▼
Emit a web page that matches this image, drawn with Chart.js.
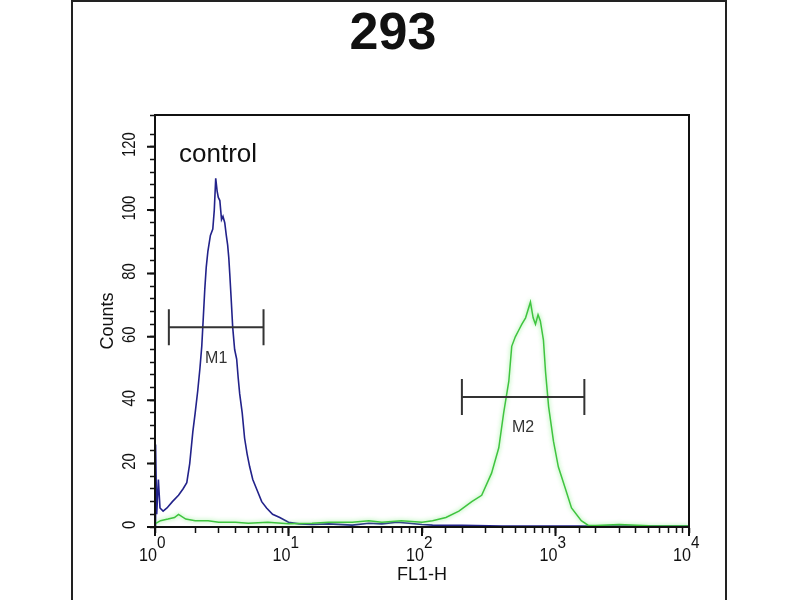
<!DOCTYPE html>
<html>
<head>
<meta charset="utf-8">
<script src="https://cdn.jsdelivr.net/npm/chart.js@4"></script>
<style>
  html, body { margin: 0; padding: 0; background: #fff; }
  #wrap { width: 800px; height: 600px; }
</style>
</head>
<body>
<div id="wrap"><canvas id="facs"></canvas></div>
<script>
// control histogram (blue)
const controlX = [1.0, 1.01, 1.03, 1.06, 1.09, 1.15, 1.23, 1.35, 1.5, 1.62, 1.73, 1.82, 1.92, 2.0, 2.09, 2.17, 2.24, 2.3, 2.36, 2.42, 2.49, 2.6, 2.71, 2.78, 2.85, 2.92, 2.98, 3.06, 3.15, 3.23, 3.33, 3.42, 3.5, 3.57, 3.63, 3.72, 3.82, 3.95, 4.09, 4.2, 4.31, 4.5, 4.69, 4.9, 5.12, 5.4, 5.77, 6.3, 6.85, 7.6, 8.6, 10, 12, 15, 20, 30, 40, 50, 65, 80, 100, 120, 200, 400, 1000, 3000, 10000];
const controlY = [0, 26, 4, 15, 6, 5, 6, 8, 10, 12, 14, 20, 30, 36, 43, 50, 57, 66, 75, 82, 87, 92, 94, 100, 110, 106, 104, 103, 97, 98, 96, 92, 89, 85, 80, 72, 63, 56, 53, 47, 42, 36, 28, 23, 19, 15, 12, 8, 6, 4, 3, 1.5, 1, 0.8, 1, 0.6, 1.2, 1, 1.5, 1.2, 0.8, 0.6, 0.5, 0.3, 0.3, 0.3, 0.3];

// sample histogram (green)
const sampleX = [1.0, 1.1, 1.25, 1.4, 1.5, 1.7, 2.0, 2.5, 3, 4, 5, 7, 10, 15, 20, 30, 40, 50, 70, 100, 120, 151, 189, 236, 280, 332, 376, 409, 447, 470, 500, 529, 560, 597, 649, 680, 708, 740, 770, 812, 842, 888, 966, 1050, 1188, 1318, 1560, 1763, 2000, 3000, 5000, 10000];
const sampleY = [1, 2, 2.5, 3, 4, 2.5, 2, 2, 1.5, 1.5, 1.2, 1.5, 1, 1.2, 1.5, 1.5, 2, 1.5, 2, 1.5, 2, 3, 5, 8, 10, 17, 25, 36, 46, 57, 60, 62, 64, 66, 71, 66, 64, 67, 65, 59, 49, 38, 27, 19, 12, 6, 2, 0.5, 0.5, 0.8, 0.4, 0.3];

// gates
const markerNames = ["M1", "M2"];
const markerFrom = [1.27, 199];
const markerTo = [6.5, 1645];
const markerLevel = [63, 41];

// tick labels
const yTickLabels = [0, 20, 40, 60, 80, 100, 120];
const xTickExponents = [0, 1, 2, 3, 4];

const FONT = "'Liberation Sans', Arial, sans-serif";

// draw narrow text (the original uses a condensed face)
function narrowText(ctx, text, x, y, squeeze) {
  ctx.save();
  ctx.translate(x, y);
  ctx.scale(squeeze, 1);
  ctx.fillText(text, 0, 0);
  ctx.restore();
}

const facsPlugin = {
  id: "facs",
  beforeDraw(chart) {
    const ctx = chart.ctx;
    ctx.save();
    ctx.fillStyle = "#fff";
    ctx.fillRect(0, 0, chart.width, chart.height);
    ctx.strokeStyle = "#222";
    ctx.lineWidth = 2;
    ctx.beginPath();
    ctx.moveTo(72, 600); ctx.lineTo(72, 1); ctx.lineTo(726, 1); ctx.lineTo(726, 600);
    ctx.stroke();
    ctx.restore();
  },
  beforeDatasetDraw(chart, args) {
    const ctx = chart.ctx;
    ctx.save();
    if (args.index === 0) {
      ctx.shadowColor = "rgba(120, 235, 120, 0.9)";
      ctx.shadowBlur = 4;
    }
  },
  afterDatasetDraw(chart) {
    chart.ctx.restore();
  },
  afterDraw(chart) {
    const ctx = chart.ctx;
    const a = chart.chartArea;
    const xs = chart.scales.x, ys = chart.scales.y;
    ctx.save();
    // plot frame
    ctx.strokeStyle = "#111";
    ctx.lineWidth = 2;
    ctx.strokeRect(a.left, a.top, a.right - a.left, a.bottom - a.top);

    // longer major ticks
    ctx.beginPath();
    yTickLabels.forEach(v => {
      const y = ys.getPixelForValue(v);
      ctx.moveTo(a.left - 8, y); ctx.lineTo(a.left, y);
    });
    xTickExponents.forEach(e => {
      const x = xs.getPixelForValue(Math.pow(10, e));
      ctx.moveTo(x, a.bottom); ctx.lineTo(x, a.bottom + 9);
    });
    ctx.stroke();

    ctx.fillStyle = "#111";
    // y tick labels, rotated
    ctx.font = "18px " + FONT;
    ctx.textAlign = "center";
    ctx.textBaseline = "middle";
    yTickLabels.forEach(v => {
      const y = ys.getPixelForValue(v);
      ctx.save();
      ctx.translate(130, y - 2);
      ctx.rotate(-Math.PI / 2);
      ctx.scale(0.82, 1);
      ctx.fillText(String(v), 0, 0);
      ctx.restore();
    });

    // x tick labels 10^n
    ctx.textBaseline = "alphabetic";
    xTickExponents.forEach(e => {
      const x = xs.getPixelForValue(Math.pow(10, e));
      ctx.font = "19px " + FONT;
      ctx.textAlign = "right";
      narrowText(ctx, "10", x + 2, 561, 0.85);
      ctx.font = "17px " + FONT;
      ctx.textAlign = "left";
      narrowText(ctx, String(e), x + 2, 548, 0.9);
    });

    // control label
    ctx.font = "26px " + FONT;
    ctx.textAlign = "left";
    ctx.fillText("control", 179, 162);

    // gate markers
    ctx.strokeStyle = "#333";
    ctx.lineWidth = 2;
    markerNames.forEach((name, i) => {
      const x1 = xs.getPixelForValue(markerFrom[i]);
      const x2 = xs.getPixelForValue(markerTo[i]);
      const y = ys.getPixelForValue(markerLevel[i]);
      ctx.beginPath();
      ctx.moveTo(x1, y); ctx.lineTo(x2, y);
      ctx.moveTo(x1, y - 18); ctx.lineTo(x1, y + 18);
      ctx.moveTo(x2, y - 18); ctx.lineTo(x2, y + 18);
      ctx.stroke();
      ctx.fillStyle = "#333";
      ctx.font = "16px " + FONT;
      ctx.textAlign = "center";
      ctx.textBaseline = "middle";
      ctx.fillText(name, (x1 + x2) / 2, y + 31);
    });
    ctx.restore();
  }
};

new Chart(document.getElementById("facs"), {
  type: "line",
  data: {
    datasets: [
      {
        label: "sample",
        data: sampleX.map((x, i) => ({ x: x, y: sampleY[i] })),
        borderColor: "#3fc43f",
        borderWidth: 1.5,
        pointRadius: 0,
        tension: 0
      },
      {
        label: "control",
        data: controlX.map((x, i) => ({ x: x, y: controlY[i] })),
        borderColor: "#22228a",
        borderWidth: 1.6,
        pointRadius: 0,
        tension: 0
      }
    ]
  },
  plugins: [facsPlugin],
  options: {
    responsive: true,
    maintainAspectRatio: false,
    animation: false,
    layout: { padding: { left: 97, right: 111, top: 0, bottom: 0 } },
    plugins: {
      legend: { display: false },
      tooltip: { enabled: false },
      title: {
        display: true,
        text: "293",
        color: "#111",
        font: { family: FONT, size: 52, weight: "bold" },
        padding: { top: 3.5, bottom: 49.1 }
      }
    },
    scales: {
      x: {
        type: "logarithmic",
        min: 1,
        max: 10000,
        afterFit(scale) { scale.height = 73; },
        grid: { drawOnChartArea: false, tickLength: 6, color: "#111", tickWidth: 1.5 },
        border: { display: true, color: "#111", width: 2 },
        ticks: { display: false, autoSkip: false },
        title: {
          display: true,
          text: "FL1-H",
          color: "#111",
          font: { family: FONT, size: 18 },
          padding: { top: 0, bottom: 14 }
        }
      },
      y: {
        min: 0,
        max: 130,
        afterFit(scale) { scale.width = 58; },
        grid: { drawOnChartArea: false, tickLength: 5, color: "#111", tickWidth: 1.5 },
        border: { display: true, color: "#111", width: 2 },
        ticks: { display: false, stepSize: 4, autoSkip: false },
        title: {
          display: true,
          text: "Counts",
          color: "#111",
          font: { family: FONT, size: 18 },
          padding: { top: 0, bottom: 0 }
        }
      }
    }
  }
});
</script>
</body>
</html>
▲
§ **Written problem**: Write down every line from the opening of the listing to the line with "0.3, 0.3, 0.3];", both included, and nothing else; the pictures are omitted.

§ **Output for this exercise**:
Emit a web page that matches this image, drawn with Chart.js.
<!DOCTYPE html>
<html>
<head>
<meta charset="utf-8">
<script src="https://cdn.jsdelivr.net/npm/chart.js@4"></script>
<style>
  html, body { margin: 0; padding: 0; background: #fff; }
  #wrap { width: 800px; height: 600px; }
</style>
</head>
<body>
<div id="wrap"><canvas id="facs"></canvas></div>
<script>
// control histogram (blue)
const controlX = [1.0, 1.01, 1.03, 1.06, 1.09, 1.15, 1.23, 1.35, 1.5, 1.62, 1.73, 1.82, 1.92, 2.0, 2.09, 2.17, 2.24, 2.3, 2.36, 2.42, 2.49, 2.6, 2.71, 2.78, 2.85, 2.92, 2.98, 3.06, 3.15, 3.23, 3.33, 3.42, 3.5, 3.57, 3.63, 3.72, 3.82, 3.95, 4.09, 4.2, 4.31, 4.5, 4.69, 4.9, 5.12, 5.4, 5.77, 6.3, 6.85, 7.6, 8.6, 10, 12, 15, 20, 30, 40, 50, 65, 80, 100, 120, 200, 400, 1000, 3000, 10000];
const controlY = [0, 26, 4, 15, 6, 5, 6, 8, 10, 12, 14, 20, 30, 36, 43, 50, 57, 66, 75, 82, 87, 92, 94, 100, 110, 106, 104, 103, 97, 98, 96, 92, 89, 85, 80, 72, 63, 56, 53, 47, 42, 36, 28, 23, 19, 15, 12, 8, 6, 4, 3, 1.5, 1, 0.8, 1, 0.6, 1.2, 1, 1.5, 1.2, 0.8, 0.6, 0.5, 0.3, 0.3, 0.3, 0.3];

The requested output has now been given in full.